Pemerintah Amerika Serikat (AS) menyoroti kebijakan yang dikeluarkan oleh Bank Indonesia (BI), terutama terkait dengan sistem Quick Response Indonesian Standard (QRIS) dan Gerbang Pembayaran Nasional (GPN). Hal ini diungkapkan dalam laporan National Trade Estimate Report on Foreign Trade Barriers 2025 yang dirilis oleh Kantor Perwakilan Dagang AS (USTR) pada akhir Februari lalu.
Dalam dokumen tersebut, AS mengkritisi Peraturan BI No. 19/08/2017 tentang GPN yang mewajibkan seluruh transaksi ritel domestik menggunakan kartu debit dan kredit diproses melalui lembaga switching domestik (NPG) yang telah mendapat izin dari BI dan berkedudukan di Indonesia.
USTR juga menyoroti ketentuan pembatasan kepemilikan asing sebesar 20% bagi perusahaan yang ingin mendapatkan lisensi pengalihan untuk berpartisipasi dalam sistem NPG. Selain itu, peraturan ini juga melarang penyedia jasa pembayaran asing untuk mengakses langsung transaksi domestik melalui sistem lintas negara.
Peraturan lain, yaitu BI No. 19/10/PADG/2017, mengharuskan perusahaan asing bekerja sama dengan mitra lokal berlisensi untuk memproses transaksi melalui GPN. Persetujuan kerja sama ini juga harus melewati BI dan disyaratkan mendukung pengembangan industri domestik, termasuk transfer teknologi.
AS juga mengomentari Peraturan BI No. 21/2019 yang menetapkan QRIS sebagai standar nasional untuk pembayaran berbasis kode QR di Indonesia. USTR menyampaikan bahwa perusahaan-perusahaan AS merasa kurang dilibatkan dalam proses penyusunan kebijakan ini dan tidak diberikan kesempatan untuk menyampaikan masukan, terutama terkait potensi integrasi QRIS dengan sistem pembayaran internasional yang ada.
Selain itu, Peraturan BI No. 22/23/PBI/2020, yang mulai berlaku pada Juli 2021 sebagai bagian dari Cetak Biru Sistem Pembayaran BI 2025, turut mendapat sorotan. Aturan ini membatasi kepemilikan asing pada penyedia jasa pembayaran nonbank hingga 85%, dengan hak suara maksimal hanya 49%. Untuk penyedia infrastruktur sistem pembayaran (back-end), batas kepemilikan asing tetap 20%.
USTR menambahkan, pada Mei 2023, BI mewajibkan transaksi kartu kredit pemerintah diproses melalui GPN dan mewajibkan penerbitan kartu kredit khusus untuk pemerintah daerah. Perusahaan pembayaran dari AS menyatakan kekhawatiran bahwa langkah ini akan mengurangi akses sistem pembayaran elektronik buatan AS di pasar Indonesia.
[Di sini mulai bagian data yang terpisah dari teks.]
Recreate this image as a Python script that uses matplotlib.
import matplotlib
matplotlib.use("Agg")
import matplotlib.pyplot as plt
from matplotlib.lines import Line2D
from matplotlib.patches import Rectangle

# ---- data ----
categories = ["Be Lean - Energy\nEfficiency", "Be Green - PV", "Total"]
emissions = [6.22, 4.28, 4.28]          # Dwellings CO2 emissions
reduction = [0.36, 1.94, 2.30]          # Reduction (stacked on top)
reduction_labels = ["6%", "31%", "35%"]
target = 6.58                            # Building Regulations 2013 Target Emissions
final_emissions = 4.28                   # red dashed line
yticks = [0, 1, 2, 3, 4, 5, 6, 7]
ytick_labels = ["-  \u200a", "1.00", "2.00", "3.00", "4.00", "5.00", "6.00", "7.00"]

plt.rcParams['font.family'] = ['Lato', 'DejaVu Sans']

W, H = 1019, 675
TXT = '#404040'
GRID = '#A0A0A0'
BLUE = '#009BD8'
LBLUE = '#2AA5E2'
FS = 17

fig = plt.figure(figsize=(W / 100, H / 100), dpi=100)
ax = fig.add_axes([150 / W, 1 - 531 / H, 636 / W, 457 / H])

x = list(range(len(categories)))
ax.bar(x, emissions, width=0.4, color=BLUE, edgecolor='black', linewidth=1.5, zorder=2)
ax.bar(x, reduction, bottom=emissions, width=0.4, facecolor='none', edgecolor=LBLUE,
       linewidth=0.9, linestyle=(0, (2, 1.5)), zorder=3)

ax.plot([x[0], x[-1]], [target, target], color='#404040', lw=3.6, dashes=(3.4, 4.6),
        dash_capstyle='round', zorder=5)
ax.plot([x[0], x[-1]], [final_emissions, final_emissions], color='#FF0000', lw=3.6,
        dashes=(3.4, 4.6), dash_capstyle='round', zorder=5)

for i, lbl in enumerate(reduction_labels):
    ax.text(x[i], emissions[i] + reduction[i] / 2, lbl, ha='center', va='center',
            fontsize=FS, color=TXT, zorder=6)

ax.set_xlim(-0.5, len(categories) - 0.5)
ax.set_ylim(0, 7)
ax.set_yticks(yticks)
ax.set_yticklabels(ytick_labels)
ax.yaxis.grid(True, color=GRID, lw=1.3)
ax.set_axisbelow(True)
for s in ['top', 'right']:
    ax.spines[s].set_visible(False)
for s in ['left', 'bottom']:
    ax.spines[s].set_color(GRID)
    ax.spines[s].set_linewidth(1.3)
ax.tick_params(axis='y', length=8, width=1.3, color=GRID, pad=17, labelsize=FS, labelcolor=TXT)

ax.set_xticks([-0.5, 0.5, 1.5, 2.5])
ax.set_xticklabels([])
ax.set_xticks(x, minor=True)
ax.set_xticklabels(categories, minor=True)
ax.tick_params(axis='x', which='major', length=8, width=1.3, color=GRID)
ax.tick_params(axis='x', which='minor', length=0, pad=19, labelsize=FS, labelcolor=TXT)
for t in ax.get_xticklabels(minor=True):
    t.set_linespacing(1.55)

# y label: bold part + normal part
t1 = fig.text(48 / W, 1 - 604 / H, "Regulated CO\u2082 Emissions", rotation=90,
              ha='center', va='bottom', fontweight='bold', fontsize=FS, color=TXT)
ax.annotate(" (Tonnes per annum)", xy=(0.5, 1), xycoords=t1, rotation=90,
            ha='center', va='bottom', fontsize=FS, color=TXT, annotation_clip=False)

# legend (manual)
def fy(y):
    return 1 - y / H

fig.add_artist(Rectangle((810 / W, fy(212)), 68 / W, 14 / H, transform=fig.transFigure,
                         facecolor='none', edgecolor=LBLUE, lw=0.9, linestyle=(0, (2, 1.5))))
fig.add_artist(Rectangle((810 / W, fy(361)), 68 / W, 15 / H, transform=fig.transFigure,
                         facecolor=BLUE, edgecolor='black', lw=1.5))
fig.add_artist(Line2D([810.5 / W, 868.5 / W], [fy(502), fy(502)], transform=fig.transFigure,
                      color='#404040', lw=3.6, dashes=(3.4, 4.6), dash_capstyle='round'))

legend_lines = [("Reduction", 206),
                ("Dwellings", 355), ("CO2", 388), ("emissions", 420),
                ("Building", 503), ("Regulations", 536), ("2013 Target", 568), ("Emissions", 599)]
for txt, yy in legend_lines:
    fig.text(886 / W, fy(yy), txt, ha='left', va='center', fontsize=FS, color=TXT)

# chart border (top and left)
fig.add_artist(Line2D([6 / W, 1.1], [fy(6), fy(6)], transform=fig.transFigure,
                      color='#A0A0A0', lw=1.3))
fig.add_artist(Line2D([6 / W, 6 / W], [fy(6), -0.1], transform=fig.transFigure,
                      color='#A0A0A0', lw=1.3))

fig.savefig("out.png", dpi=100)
Menanggapi hal ini, Menteri Koordinator Bidang Perekonomian Airlangga Hartarto menyatakan bahwa pemerintah telah melakukan koordinasi dengan BI dan OJK guna menanggapi masukan dari AS terkait kebijakan sistem pembayaran tersebut. Namun, ia tidak merinci langkah-langkah konkret yang akan diambil.
Kritik serupa juga pernah dilontarkan oleh Mastercard dan Visa pada 2019, setelah GPN diluncurkan. Mereka menilai kebijakan ini membatasi kemampuan mereka memproses transaksi secara langsung, karena kini mereka harus bekerja sama dengan mitra lokal, tidak seperti sebelumnya ketika transaksi nasabah Indonesia bisa diproses langsung di luar negeri seperti Singapura. Kebijakan GPN pun dinilai dapat memangkas keuntungan yang diperoleh dari biaya transaksi kartu kredit di Indonesia.